Commercial Real Estate Financing
One of the biggest parts of a business’ expenses is retail rent. Without upfront business funding, signing a commercial lease for your future location is next to impossible. The good news is that there are alternatives to a lease for you. Consider financing your commercial real estate property directly with a lender. Like a mortgage on a residence, a commercial real estate loan allows an entrepreneur to finance the location of his or her company. Making payments on the property is like a home mortgage. Your business won’t have to worry about a landlord raising the rent or issues that pop up as a renter. If your organization needs to relocate, you can work with a commercial property realtor to get the best price for your location or lease the property out to another venture, all while making a profit from the proceeds.
Equipment Leasing
The next big part of the business funding is buying any specialized equipment. Many organizations try to save money by buying used machines, but that can lead to even higher repair costs. An alternative to purchasing new equipment is to try equipment leasing. Leasing equipment allows your organization to outfit your location with all needed devices, without fronting all the cost for them. This gives your company access to new gear, and when your lease ends, your company can either purchase the equipment or select newer, more up-to-date items as your business grows.
Revenue Based Loans
Running a business has its ups and downs, and you may also find yourself in sudden need of cash from an unexpected expense or a seasonal increase in sales that necessitates a quick buildup of inventory. A revenue-based loan can be offered to you based on sales volume. A more mature business can get better options, such as extended repayment and preferred pricing, but any business with at least fair credit can find flexible repayment options. Your approved revenue based loan amount will be based on the last few months of bank statements and/or credit card statements. You pay it back in increments, either as a percentage of your future payment card sales or fixed daily payment.
A revenue-based loan could be a good idea for your business if you are having trouble obtaining credit, but have healthy monthly revenue with 10 or greater deposits per month. You need to keep in mind that a revenue-based loan is not a traditional loan; you are not being charged interest. Rather, you are receiving cash up front in return for a percentage of your future sales. However, often it is the case that cash up front makes the difference on whether your business can recover from an unexpected event or meet increased demand and not lose market share. This can also be your best option if you do not have enough credit to get a loan that meets your cash needs.
Unsecured Business Line of Credit
Many times, bank loans are declined due to lack of collateral. Owners who are in this situation may consider an unsecured business line of credit. This capital option doesn’t require collateral, so processing time is not only easy, but also fast. For financiers who need some working cash upon opening, this is a viable alternative. Although the length of ownership or perfect reported financials are not required, this option does require your credit to be at the minimum in the high 600’s.

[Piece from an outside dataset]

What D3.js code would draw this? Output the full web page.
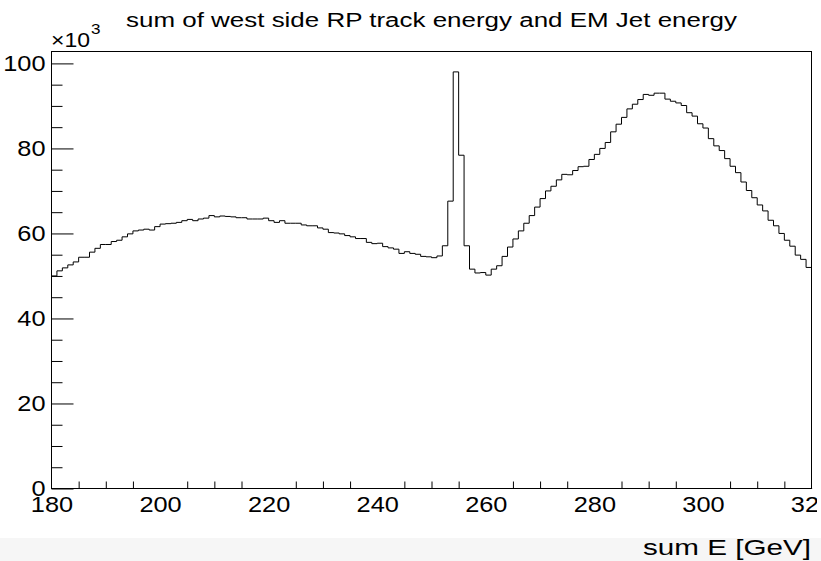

Accounts Receivable Financing
Owning a small business can often be a headache. When you provide services for customers, but they are slow in getting payment to you, it could put all your operations at a standstill. The only way for a business to grow successfully is by having ample cash available to benefit the business. The problem, however, is finding that cash without having to take out loan after loan. When your business needs money and you want a solution that will not put you in debt, it can be a good idea to explore your options with accounts receivable/invoice factoring. The idea is very simple. Essentially, you sell your invoices to a company that gives you a certain amount of cash right off the bat. The company then is responsible for collecting the debt that is owed to you from a customer. Once the debt has been completely collected, you will receive the difference, less a fee to the company for the services provided. The fees on this option can range from 1.5% up to 5% per month.
The biggest benefit to utilizing invoice factoring is that it can improve the cash flow of your business. If you do not have the cash required to cover the overhead costs of your business, you could be putting your establishment in jeopardy. Factoring can allow you to cover essential costs like having funds for necessary materials, paying employees and purchasing equipment that your business requires to thrive.
One thing to keep in mind about invoice factoring is that it is not a loan. You will not be going into any sort of debt when you opt for factoring. The cash that you are receiving from your factoring company is money that you are already owed. Instead of waiting for the money to arrive from a customer, you are helping to expedite the process by getting some of the money right away. On top of that, you do not have to deal with the headaches that can come along with collecting a debt. Your factoring company will take care of all the difficult stuff, and all you must do is sell your invoices to the company. When your business needs a boost, you can’t do better for immediate cash flow than invoice factoring.
The bottom line is don’t give up if your business financing plans don’t include conventional banks. Commercial real estate financing, equipment leasing, revenue based loans, unsecured business lines of credit, and accounts receivables financing can help your business obtain the funding it needs.